La fin du premier mouvement laissa un répit au chef d’orchestre qui espérait que la sérénité du début du deuxième mouvement l’aiderait à conserver son flegme.

Malheureusement, il n’avait pas compté sur les timbales dont la polyrythmie se mit à exiger énergiquement sa reddition sans équivoque aux forces de la nature.

Avec grande difficulté, il maintînt sa position, en nage, la bouche ouverte, les fesses serrées.
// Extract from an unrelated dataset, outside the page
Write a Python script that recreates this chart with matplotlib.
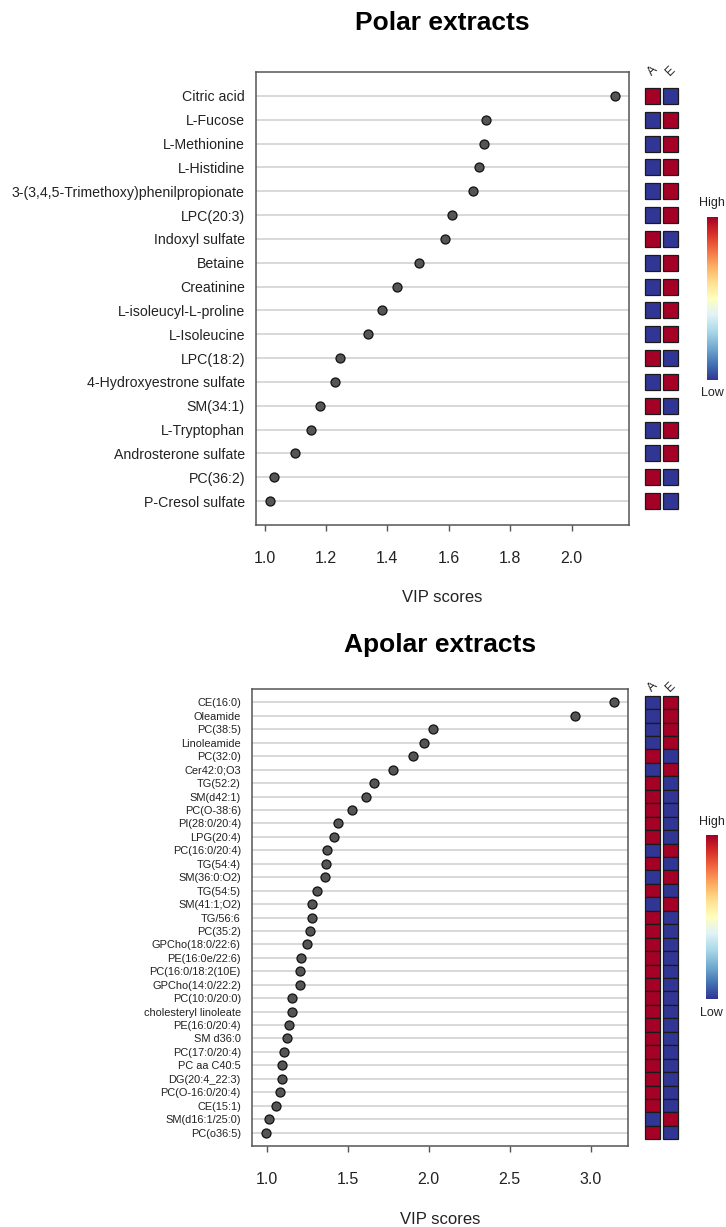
import numpy as np
import matplotlib.pyplot as plt
from matplotlib import cm

plt.rcParams['font.family'] = ['Liberation Sans', 'DejaVu Sans']

# polar extracts: metabolite, VIP score, level in group A / group E (1 = high, 0 = low)
polar_names = ["Citric acid", "L-Fucose", "L-Methionine", "L-Histidine",
               "3-(3,4,5-Trimethoxy)phenilpropionate", "LPC(20:3)", "Indoxyl sulfate",
               "Betaine", "Creatinine", "L-isoleucyl-L-proline", "L-Isoleucine",
               "LPC(18:2)", "4-Hydroxyestrone sulfate", "SM(34:1)", "L-Tryptophan",
               "Androsterone sulfate", "PC(36:2)", "P-Cresol sulfate"]
polar_vip = [2.142, 1.720, 1.716, 1.699, 1.679, 1.609, 1.587, 1.503, 1.430,
             1.384, 1.338, 1.246, 1.228, 1.180, 1.152, 1.100, 1.031, 1.017]
polar_A = [1, 0, 0, 0, 0, 0, 1, 0, 0, 0, 0, 1, 0, 1, 0, 0, 1, 1]
polar_E = [0, 1, 1, 1, 1, 1, 0, 1, 1, 1, 1, 0, 1, 0, 1, 1, 0, 0]

# apolar extracts
apolar_names = ["CE(16:0)", "Oleamide", "PC(38:5)", "Linoleamide", "PC(32:0)",
                "Cer42:0;O3", "TG(52:2)", "SM(d42:1)", "PC(O-38:6)", "PI(28:0/20:4)",
                "LPG(20:4)", "PC(16:0/20:4)", "TG(54:4)", "SM(36:0:O2)", "TG(54:5)",
                "SM(41:1;O2)", "TG/56:6", "PC(35:2)", "GPCho(18:0/22:6)",
                "PE(16:0e/22:6)", "PC(16:0/18:2(10E)", "GPCho(14:0/22:2)",
                "PC(10:0/20:0)", "cholesteryl linoleate", "PE(16:0/20:4)", "SM d36:0",
                "PC(17:0/20:4)", "PC aa C40:5", "DG(20:4_22:3)", "PC(O-16:0/20:4)",
                "CE(15:1)", "SM(d16:1/25:0)", "PC(o36:5)"]
apolar_vip = [3.143, 2.904, 2.025, 1.971, 1.902, 1.777, 1.662, 1.615, 1.529, 1.443,
              1.418, 1.373, 1.369, 1.363, 1.310, 1.277, 1.277, 1.266, 1.250, 1.211,
              1.205, 1.203, 1.156, 1.154, 1.137, 1.125, 1.107, 1.098, 1.092, 1.080,
              1.059, 1.012, 0.996]
apolar_A = [0, 0, 0, 0, 1, 0, 1, 1, 1, 1, 1, 0, 1, 0, 1, 0, 1, 1, 1, 1, 1, 1, 1, 1,
            1, 1, 1, 1, 1, 1, 1, 0, 1]
apolar_E = [1 - v for v in apolar_A]

groups = ["A", "E"]

W, H = 726, 1227
fig = plt.figure(figsize=(W / 100, H / 100), dpi=100)
cmap = plt.get_cmap('RdYlBu_r')


def box(x0, x1, y0, y1):
    # pixel box -> figure fraction
    return [x0 / W, 1 - y1 / H, (x1 - x0) / W, (y1 - y0) / H]


def panel(names, vip, lev_a, lev_e, dot_box, heat_box, cb_box, title, title_y,
          lab_size, xticks, xlim, xlabel_y, cell_h, lab_y, hi_y, lo_y):
    n = len(names)
    y = np.arange(1, n + 1)
    ax = fig.add_axes(box(*dot_box))
    for yy in y:
        ax.axhline(yy, color='#d6d6d6', lw=1.3, zorder=1)
    ax.scatter(vip, y, s=42, color='#555555', edgecolor='#111111', lw=0.9, zorder=3)
    ax.set_ylim(n + 1, 0)
    ax.set_xlim(*xlim)
    ax.set_yticks(y)
    ax.set_yticklabels(names, fontsize=lab_size, color='#222222')
    ax.tick_params(axis='y', length=0, pad=8)
    ax.set_xticks(xticks)
    ax.set_xticklabels(["%.1f" % t for t in xticks], fontsize=11.5, color='#222222')
    ax.tick_params(axis='x', length=4, width=1, color='#555555', pad=15)
    for s in ax.spines.values():
        s.set_color('#555555')
        s.set_linewidth(1.1)
    fig.text(((dot_box[0] + dot_box[1]) / 2) / W, 1 - xlabel_y / H, "VIP scores",
             ha='center', va='center', fontsize=12, color='#222222')
    fig.text(((dot_box[0] + dot_box[1]) / 2) / W, 1 - title_y / H, title,
             ha='center', va='center', fontsize=19, fontweight='bold')

    # heatmap of group levels
    hx = fig.add_axes(box(*heat_box))
    for j, lev in enumerate([lev_a, lev_e]):
        hx.barh(y, 0.87, left=j - 0.435, height=cell_h,
                color=[cmap(0.999 if v else 0.0) for v in lev],
                edgecolor='#1a1a1a', lw=0.9)
        hx.text(j, lab_y, groups[j], rotation=45, ha='center', va='bottom',
                fontsize=9, color='#222222', clip_on=False)
    hx.set_ylim(n + 1, 0)
    hx.set_xlim(-0.5, 1.5)
    hx.axis('off')

    cx = fig.add_axes(box(*cb_box))
    grad = np.linspace(0, 1, 256).reshape(-1, 1)
    cx.imshow(grad, cmap=cmap, aspect='auto', origin='lower')
    cx.axis('off')
    xc = ((cb_box[0] + cb_box[1]) / 2) / W
    fig.text(xc, 1 - hi_y / H, "High", ha='center', va='center', fontsize=9, color='#222222')
    fig.text(xc, 1 - lo_y / H, "Low", ha='center', va='center', fontsize=9, color='#222222')


panel(polar_names, polar_vip, polar_A, polar_E,
      dot_box=(256, 629, 72, 525), heat_box=(643.5, 679.5, 72, 525),
      cb_box=(706.5, 717.5, 217, 380), title="Polar extracts", title_y=23,
      lab_size=10.2, xticks=[1.0, 1.2, 1.4, 1.6, 1.8, 2.0], xlim=(0.972, 2.187),
      xlabel_y=598, cell_h=0.67, lab_y=0.25, hi_y=203, lo_y=393)

panel(apolar_names, apolar_vip, apolar_A, apolar_E,
      dot_box=(252, 628, 689, 1146), heat_box=(643.5, 679.5, 689, 1146),
      cb_box=(706, 717.5, 835, 999), title="Apolar extracts", title_y=645,
      lab_size=7.9, xticks=[1.0, 1.5, 2.0, 2.5, 3.0], xlim=(0.91, 3.229),
      xlabel_y=1220, cell_h=1.0, lab_y=0.35, hi_y=822, lo_y=1013)

fig.savefig("out.png", dpi=100)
À sa consternation, il lui semblait que le grand Nijinsky et ses Ballets Russes au complet se livraient à des obscénités païennes dans ses tripes.

Avec l’énergie du désespoir, la main fermement crispée sur sa baguette, il bravait les forces impérieuses qui le torturaient tout en ordonnant à ses musiciens de respecter le tempo pendant les dernières mesures fougueuses durant lesquelles ses intérieurs commandaient une évacuation immédiate.

Puis, sous un tonnerre d’applaudissements, il se tourna pour faire face à l’auditoire déjà debout.

Le chef d’orchestre était épuisé et s’abstint de s’incliner pour saluer son public évitant ainsi un incident disgracieux, un geste que la presse qualifierait le lendemain de « snobisme ».

Mais, à ce moment, il se fichait bien de ce que les critiques pouvaient penser : il avait mené la plus féroce bataille de sa vie et en était sorti vainqueur.

Maintenant, pourrait-il se rendre à temps aux toilettes dans les coulisses?